Developing the right recovery plan
Nevertheless, attendees accepted that the threats are so great that it is important to have a plan in place. The recovery plan needs to be carefully thought out, but it must also be rehearsed so that it can be implemented as quickly as possible. That means getting senior executives involved in testing the plan, which can be a challenge. One attendee said that the key is to emphasise that four hours of their time spent testing a recovery plan now will save vastly more time in the event of an attack.
Another attendee said it is essential to devise a plan for recovering the organisation’s ‘golden eggs’ after an attack. It is important to engineer with an attack in mind so that you can resist an attack, recognise when a breach has occurred and then recover from the damage. For that to be possible, the IT team has to have a good understanding of what is going on in the business, which many don’t.
All agreed that third-party risk can be a particular worry.
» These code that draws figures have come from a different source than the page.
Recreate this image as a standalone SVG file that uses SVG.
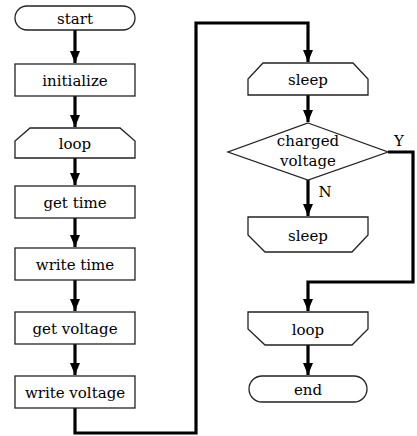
<svg xmlns="http://www.w3.org/2000/svg" width="417" height="436" viewBox="0 0 417 436">
<defs>
<marker id="ah" markerUnits="userSpaceOnUse" markerWidth="12" markerHeight="14" viewBox="0 0 12 14" refX="12" refY="6" orient="auto">
<path d="M0,1 L12,6 L0,11 Z" fill="#000"/>
</marker>
</defs>
<style>
.n{fill:#fff;stroke:#222;stroke-width:1.3}
.t{font-family:"DejaVu Serif",serif;font-size:15px;fill:#000;text-anchor:middle}
.c{fill:none;stroke:#000;stroke-width:3.2}
</style>
<rect width="417" height="436" fill="#fff"/>
<g id="connectors">
<path class="c" d="M75,30 V63" marker-end="url(#ah)"/>
<path class="c" d="M75,96 V127" marker-end="url(#ah)"/>
<path class="c" d="M75,158 V185" marker-end="url(#ah)"/>
<path class="c" d="M75,218 V247" marker-end="url(#ah)"/>
<path class="c" d="M75,280 V311" marker-end="url(#ah)"/>
<path class="c" d="M75,344 V375" marker-end="url(#ah)"/>
<path class="c" d="M75,408 V433 H196 V23 H308 V62" marker-end="url(#ah)"/>
<path class="c" d="M308,95 V122" marker-end="url(#ah)"/>
<path class="c" d="M308,180 V216" marker-end="url(#ah)"/>
<path class="c" d="M388,152 H413 V282 H308 V311" marker-end="url(#ah)"/>
<path class="c" d="M308,345 V375" marker-end="url(#ah)"/>
</g>
<g id="start"><rect class="n" x="15" y="6" width="120" height="24" rx="12"/><text class="t" x="75" y="24">start</text></g>
<g id="initialize"><rect class="n" x="15" y="64" width="120" height="32"/><text class="t" x="75" y="86">initialize</text></g>
<g id="loop1"><path class="n" d="M15,158 V141 L30,128 H120 L135,141 V158 Z"/><text class="t" x="75" y="149">loop</text></g>
<g id="gettime"><rect class="n" x="15" y="186" width="120" height="32"/><text class="t" x="75" y="208">get time</text></g>
<g id="writetime"><rect class="n" x="15" y="248" width="120" height="32"/><text class="t" x="75" y="270">write time</text></g>
<g id="getvoltage"><rect class="n" x="15" y="312" width="120" height="32"/><text class="t" x="75" y="334">get voltage</text></g>
<g id="writevoltage"><rect class="n" x="15" y="376" width="120" height="32"/><text class="t" x="75" y="398">write voltage</text></g>
<g id="sleep1"><path class="n" d="M248,95 V79 L263,63 H353 L368,79 V95 Z"/><text class="t" x="308" y="85">sleep</text></g>
<g id="decision"><path class="n" d="M308,123 L388,152 L308,180 L228,152 Z"/><text class="t" x="308" y="146">charged</text><text class="t" x="308" y="166">voltage</text></g>
<text class="t" x="399" y="146">Y</text>
<text class="t" x="325" y="197">N</text>
<g id="sleep2"><path class="n" d="M248,217 V235 L265,252 H352 L368,235 V217 Z"/><text class="t" x="308" y="241">sleep</text></g>
<g id="loop2"><path class="n" d="M248,312 V329 L265,345 H352 L368,329 V312 Z"/><text class="t" x="308" y="335">loop</text></g>
<g id="end"><rect class="n" x="249" y="376" width="118" height="26" rx="13"/><text class="t" x="308" y="395">end</text></g>
</svg>
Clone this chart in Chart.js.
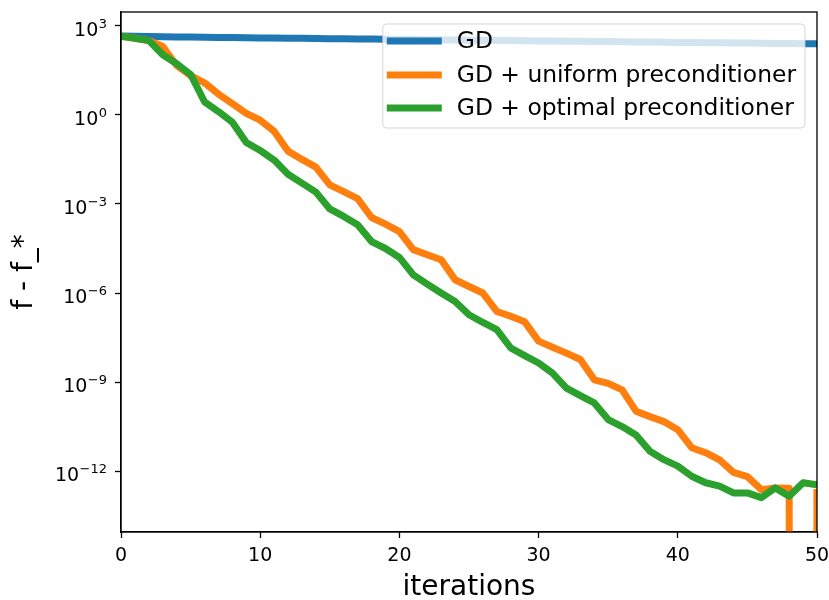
<!DOCTYPE html>
<html lang="en">
<head>
<meta charset="UTF-8" />
<title>GD vs preconditioned GD</title>
<script src="https://cdn.jsdelivr.net/npm/chart.js@4.4.0/dist/chart.umd.min.js"></script>
<style>
  html, body { margin: 0; padding: 0; background: #fff; }
  #wrap { width: 829px; height: 600px; }
</style>
</head>
<body>
<div id="wrap"><canvas id="myChart" width="829" height="600"></canvas></div>
<script>
// iterations 0..50
const iterations = Array.from({ length: 51 }, (_, i) => i);

// f - f_*
const gdPlain = [447, 440, 433, 426, 420, 414, 408, 403, 398, 394, 389, 385, 380, 376, 372, 367, 363,
  359, 355, 351, 347, 343, 339, 335, 331, 327, 324, 320, 316, 313, 309, 306, 302, 299, 295, 292, 288,
  285, 282, 279, 275, 272, 269, 266, 263, 260, 257, 254, 251, 248, 246];

const gdUniform = [447, 380, 316, 200, 45.7, 20.9, 12.0, 5.0, 2.4, 1.12, 0.66, 0.28, 6.0e-2, 3.16e-2,
  1.74e-2, 4.4e-3, 2.6e-3, 1.5e-3, 3.5e-4, 2.1e-4, 1.17e-4, 2.9e-5, 1.95e-5, 1.32e-5, 2.8e-6, 1.66e-6,
  1.0e-6, 2.4e-7, 1.66e-7, 1.07e-7, 2.4e-8, 1.5e-8, 9.5e-9, 5.8e-9, 1.2e-9, 9.1e-10, 5.5e-10, 1.05e-10,
  6.9e-11, 4.7e-11, 2.5e-11, 6.2e-12, 4.2e-12, 2.4e-12, 9.1e-13, 6.6e-13, 2.4e-13, 2.75e-13, 2.7e-13, 0, 2.5e-13];

const gdOptimal = [447, 380, 316, 105, 52.5, 22.9, 2.75, 1.29, 0.56, 0.117, 6.3e-2, 3.0e-2, 1.0e-2,
  5.0e-3, 2.5e-3, 6.8e-4, 3.8e-4, 2.0e-4, 5.4e-5, 3.16e-5, 1.58e-5, 4.1e-6, 2.0e-6, 1.0e-6, 5.2e-7,
  1.86e-7, 1.02e-7, 5.9e-8, 1.41e-8, 7.8e-9, 4.4e-9, 2.0e-9, 6.3e-10, 3.5e-10, 2.0e-10, 5.5e-11, 3.2e-11,
  1.66e-11, 4.7e-12, 2.45e-12, 1.48e-12, 6.8e-13, 4.1e-13, 3.16e-13, 1.86e-13, 1.86e-13, 1.29e-13,
  2.75e-13, 1.45e-13, 4.1e-13, 3.5e-13];

const seriesNames = ['GD', 'GD + uniform preconditioner', 'GD + optimal preconditioner'];
const seriesColors = ['#1f77b4', '#ff7f0e', '#2ca02c'];

const yTickValues = [1e3, 1e0, 1e-3, 1e-6, 1e-9, 1e-12];
const yTickExponents = ['3', '0', '\u22123', '\u22126', '\u22129', '\u221212'];
const xTickStep = 10;

// like matplotlib: zero values on a log axis drop off the bottom
function toPoints(vals) {
  return vals.map((v, i) => ({ x: iterations[i], y: v > 0 ? v : 1e-300 }));
}

function noPad(scale) {
  scale.paddingTop = 0; scale.paddingBottom = 0;
  scale.paddingLeft = 0; scale.paddingRight = 0;
}

const frameAndLegend = {
  id: 'frameAndLegend',
  afterDatasetsDraw(chart) {
    const { ctx, chartArea: a } = chart;
    ctx.save();
    ctx.strokeStyle = '#000';
    ctx.lineWidth = 1.3;
    ctx.strokeRect(a.left, a.top, a.right - a.left, a.bottom - a.top);

    // y tick labels as 10^n, base plus raised exponent
    const ys = chart.scales.y;
    ctx.fillStyle = '#000';
    ctx.textAlign = 'right';
    ctx.textBaseline = 'alphabetic';
    yTickValues.forEach((v, i) => {
      const py = ys.getPixelForValue(v);
      const right = a.left - 14;
      ctx.font = '13px "DejaVu Sans"';
      const ew = ctx.measureText(yTickExponents[i]).width;
      ctx.fillText(yTickExponents[i], right, py + 2);
      ctx.font = '19px "DejaVu Sans"';
      ctx.fillText('10', right - ew - 0.5, py + 10);
    });

    // legend
    ctx.textAlign = 'left';
    ctx.font = '23.4px "DejaVu Sans"';
    const sets = chart.data.datasets;
    const tw = Math.max(...sets.map(d => ctx.measureText(d.label).width));
    const w = 4 + 55 + 15 + tw + 9, h = 104;
    const x = a.right - 12 - w, y = a.top + 12;
    ctx.beginPath();
    ctx.roundRect(x, y, w, h, 4);
    ctx.fillStyle = 'rgba(255,255,255,0.8)';
    ctx.fill();
    ctx.strokeStyle = 'rgba(204,204,204,0.8)';
    ctx.lineWidth = 1;
    ctx.stroke();

    const rows = [17, 51, 84];
    sets.forEach((d, i) => {
      const cy = y + rows[i];
      ctx.strokeStyle = d.borderColor;
      ctx.lineWidth = 7;
      ctx.lineCap = 'butt';
      ctx.beginPath();
      ctx.moveTo(x + 4, cy);
      ctx.lineTo(x + 59, cy);
      ctx.stroke();
      ctx.fillStyle = '#000';
      ctx.textBaseline = 'middle';
      ctx.fillText(d.label, x + 74, cy + 1);
    });
    ctx.restore();
  }
};

Chart.defaults.font.family = '"DejaVu Sans"';
Chart.defaults.color = '#000';

const allSeries = [gdPlain, gdUniform, gdOptimal];
const ctx = document.getElementById('myChart').getContext('2d');
const myChart = new Chart(ctx, {
  type: 'line',
  data: {
    datasets: allSeries.map((vals, i) => ({
      label: seriesNames[i],
      data: toPoints(vals),
      borderColor: seriesColors[i],
      backgroundColor: seriesColors[i],
      borderWidth: 7,
      borderJoinStyle: 'round',
      pointRadius: 0,
      tension: 0,
      fill: false,
      clip: 0,
      order: 2 - i   // green drawn on top, like matplotlib
    }))
  },
  options: {
    responsive: false,
    animation: false,
    events: [],
    layout: { padding: { top: 12, right: 12, left: 0, bottom: 0 } },
    plugins: { legend: { display: false }, tooltip: { enabled: false } },
    scales: {
      x: {
        type: 'linear',
        min: 0,
        max: 50,
        afterFit(scale) { scale.height = 68; noPad(scale); },
        ticks: { stepSize: xTickStep, font: { size: 19 }, padding: 7, maxRotation: 0 },
        grid: { display: true, drawOnChartArea: false, tickLength: 6, tickColor: '#000', tickWidth: 1.3 },
        border: { display: true, color: '#000', width: 1.3 },
        title: { display: true, text: 'iterations', font: { size: 28, lineHeight: 0.85 }, padding: { top: 0, bottom: 0 } }
      },
      y: {
        type: 'logarithmic',
        min: 9.2e-15,
        max: 2.9e3,
        afterFit(scale) { scale.width = 121; noPad(scale); },
        afterBuildTicks(scale) { scale.ticks = yTickValues.map(v => ({ value: v, major: true })); },
        ticks: { display: false },
        grid: { display: true, drawOnChartArea: false, tickLength: 6, tickColor: '#000', tickWidth: 1.3 },
        border: { display: true, color: '#000', width: 1.3 },
        title: { display: true, text: 'f - f_*', font: { size: 28 }, padding: { top: 8, bottom: 0 } }
      }
    }
  },
  plugins: [frameAndLegend]
});
</script>
</body>
</html>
It is important to assess risk appetite, carry out due diligence on third parties and rank them according to risk. However, as one attendee pointed out, a third party that had been compromised in the SolarWinds attack would appear to be entirely trustworthy.
Overall, there was cautious optimism about the present situation. Ransomware threats may be widespread and growing, but attendees were hopeful that organisations are beginning to understand their resilience, learn from threats against others and put in place appropriate controls. However, there is still clearly much to be done.